The SWP’s contention is that something must be done to prevent the National Front from flourishing. The course they have chosen is probably just what the NF want, and is irrational in every way. If attacking the NF because it is a repressive movement produces repression, what is achieved? Less than nothing. A sensible line of action would be to urge everyone to ignore the NF’s marches and not provide them with audiences—to treat them as mature people treat other cases of indecent exposure, by taking no notice. But underlying the SWP’s policy is the idea of taking charge of a situation and acting above the heads of all and sundry: in short, assuming leadership.

 

However, the SWP and the local councils are not the only people to whom, like the National Front, democracy is of little consequence. The majority of the working class, because they support capitalism, do not comprehend and therefore do not value democracy. The present restrictions on meetings have been accepted with little demur in the frame of mind that the need for a quiet life justifies them. In the western world legal rights are eroded or vitiated in this “soft” way. Thus, in the last twenty-five years public meetings out of doors have been made all-but-impossible in most areas not by dictatorial edicts but by traffic, parking, town planning, and regulations arising from them. The Civic Amenities Act of 1967 ended free bill-posting and chalking as means of advertisement for organizations without money. All these things represent public preferences for facilities for the motor-car, clean cities, etc.; and each of them takes for granted that free speech is not to be bothered about.

 

The matter is thrown into sharper relief by a proposal to raise the candidate’s deposit in parliamentary elections from £150 to £1,000. The argument for such a change is a frankly anti-minority one.
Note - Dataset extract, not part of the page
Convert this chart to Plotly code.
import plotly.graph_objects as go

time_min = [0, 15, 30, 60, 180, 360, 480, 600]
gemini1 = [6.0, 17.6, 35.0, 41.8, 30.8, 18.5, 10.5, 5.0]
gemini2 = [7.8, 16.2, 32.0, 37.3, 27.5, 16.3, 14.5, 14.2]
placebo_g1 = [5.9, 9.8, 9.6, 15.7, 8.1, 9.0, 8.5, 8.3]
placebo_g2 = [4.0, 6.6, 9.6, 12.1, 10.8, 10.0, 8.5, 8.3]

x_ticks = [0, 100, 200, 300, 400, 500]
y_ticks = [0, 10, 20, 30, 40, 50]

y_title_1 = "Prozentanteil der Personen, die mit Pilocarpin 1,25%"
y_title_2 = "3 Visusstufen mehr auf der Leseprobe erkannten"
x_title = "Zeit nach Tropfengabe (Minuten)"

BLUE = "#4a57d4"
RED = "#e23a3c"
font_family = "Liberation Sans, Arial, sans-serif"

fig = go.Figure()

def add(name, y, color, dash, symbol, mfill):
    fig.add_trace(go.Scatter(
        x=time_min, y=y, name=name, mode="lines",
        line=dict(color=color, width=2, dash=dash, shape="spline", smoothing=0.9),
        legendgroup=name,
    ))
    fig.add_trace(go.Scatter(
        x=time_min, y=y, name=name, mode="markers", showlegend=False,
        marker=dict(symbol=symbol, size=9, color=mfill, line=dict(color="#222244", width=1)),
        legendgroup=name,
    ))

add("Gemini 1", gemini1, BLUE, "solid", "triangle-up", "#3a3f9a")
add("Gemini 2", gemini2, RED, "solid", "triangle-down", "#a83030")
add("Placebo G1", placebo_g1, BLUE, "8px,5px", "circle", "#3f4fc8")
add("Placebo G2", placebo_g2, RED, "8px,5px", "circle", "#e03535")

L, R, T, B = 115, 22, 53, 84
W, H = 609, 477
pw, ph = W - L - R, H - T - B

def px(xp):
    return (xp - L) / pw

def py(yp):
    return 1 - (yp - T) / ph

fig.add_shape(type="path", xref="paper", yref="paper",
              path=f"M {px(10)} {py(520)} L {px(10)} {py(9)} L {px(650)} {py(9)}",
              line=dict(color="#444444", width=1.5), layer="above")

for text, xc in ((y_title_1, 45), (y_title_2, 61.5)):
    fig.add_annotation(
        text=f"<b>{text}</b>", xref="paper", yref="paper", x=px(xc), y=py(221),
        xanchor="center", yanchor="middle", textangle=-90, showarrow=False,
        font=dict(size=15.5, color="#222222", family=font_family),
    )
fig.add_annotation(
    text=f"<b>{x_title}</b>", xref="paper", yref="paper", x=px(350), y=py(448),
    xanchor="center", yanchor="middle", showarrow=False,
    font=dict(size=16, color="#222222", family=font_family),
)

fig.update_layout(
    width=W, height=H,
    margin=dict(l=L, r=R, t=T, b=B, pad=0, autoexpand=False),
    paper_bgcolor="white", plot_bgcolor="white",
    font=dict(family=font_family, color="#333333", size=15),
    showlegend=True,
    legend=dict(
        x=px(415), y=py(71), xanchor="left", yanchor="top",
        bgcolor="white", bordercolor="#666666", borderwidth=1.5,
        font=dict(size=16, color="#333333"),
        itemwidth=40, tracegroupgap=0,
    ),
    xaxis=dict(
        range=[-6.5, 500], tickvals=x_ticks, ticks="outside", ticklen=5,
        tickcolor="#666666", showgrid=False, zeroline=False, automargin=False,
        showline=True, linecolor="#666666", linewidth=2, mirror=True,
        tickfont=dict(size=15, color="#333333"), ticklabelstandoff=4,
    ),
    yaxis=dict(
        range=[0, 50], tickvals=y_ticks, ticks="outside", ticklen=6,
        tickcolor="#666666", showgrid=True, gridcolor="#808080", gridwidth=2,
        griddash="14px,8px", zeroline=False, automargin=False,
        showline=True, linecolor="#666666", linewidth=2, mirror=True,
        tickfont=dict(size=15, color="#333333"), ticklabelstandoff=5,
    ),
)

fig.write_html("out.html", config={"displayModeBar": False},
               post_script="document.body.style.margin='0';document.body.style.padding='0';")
The head of Parliamentary Research Services, F. W. S. Craig, said in a book published on 22nd September:

 

At least three thousand candidates are likely at the next general election unless the £150 deposit is increased . . . unless the deposit is increased the next election will undoubtedly provide a very large number of ‘crank’ candidatures.
‘I would have thought that a deposit of £1,000 would not be unreasonable considering that every candidate is entitled to send one free communication through the post to each elector’, Mr. Craig says.
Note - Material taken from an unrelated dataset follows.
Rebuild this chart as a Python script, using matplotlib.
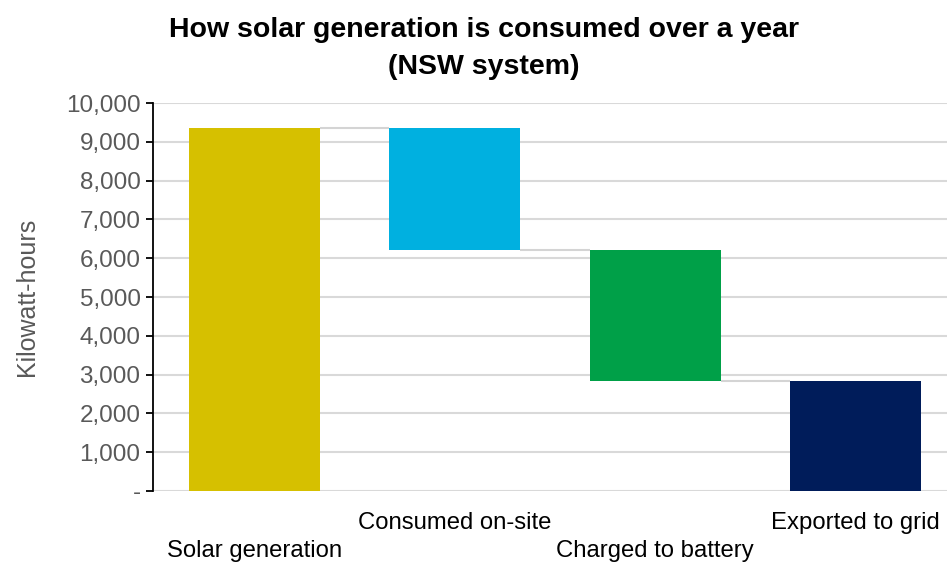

(The Times, 22nd September)

 

The deposit is forfeited by any candidate who gets fewer than one-eighth of the total votes cast, and most minority candidates accept the likelihood that they will lose their deposits. The cost of a candidate including printing, hall hire etc. for the Socialist Party of Great Britain is currently about £650; if the deposit rose as suggested, it would be £1,500.

 

An alternative put forward in The Times of 6th October was to restrict candidates to those from parties with certain numbers of members and supporters The writer, Michael Steed of Manchester University, agreed on the need to keep minorities away from the media and the free post, but did not think high deposits would be a sufficient deterrent. In fact an election is a rare opportunity for a minority to make its existence and its case known. The SPGB does not receive big donations from wealthy organizations as the Labour and Tory Parties do; the money for election campaigns is squeezed out of our limited funds, and a thousand-pound deposit would have the intended effect.

 

There has been no sign of an outcry against these proposals to prevent us and other minorities from addressing voters on a level with the major parties. The response has been similar to what happened in 1960, after the SPGB had established that party political broadcasts arranged by the Labour, Liberal and Tory Parties with the BBC were a breach of the Representation of the People Act. Under the Act, every candidate in an election was entitled to the same facilities. So the system was amended to give broadcasting time in proportion to the number of candidates fielded—that is, to appear to comply with the law while still keeping minorities out.

 

The smug patrician’s-speech view is that we live in a democratic and “liberal” society. The reality is that socialists have to struggle to make the most of limited means of “free speech”, against pressure from opponents who plead necessity but are glad to find excuses for further restrictions. If election deposits are raised or some other procedural obstacle created, and as a result we find it impossible at times to put up candidates, we will do what we have done in the past: urge workers to write “Socialism” across their ballot-papers. But the real answer is to build a strong socialist movement. With growing numbers we shall be better able to resist the pressure to box us in, and to push outwards all the time. Socialist consciousness is democracy-consciousness, and its spread is the only positive answer to all repressions.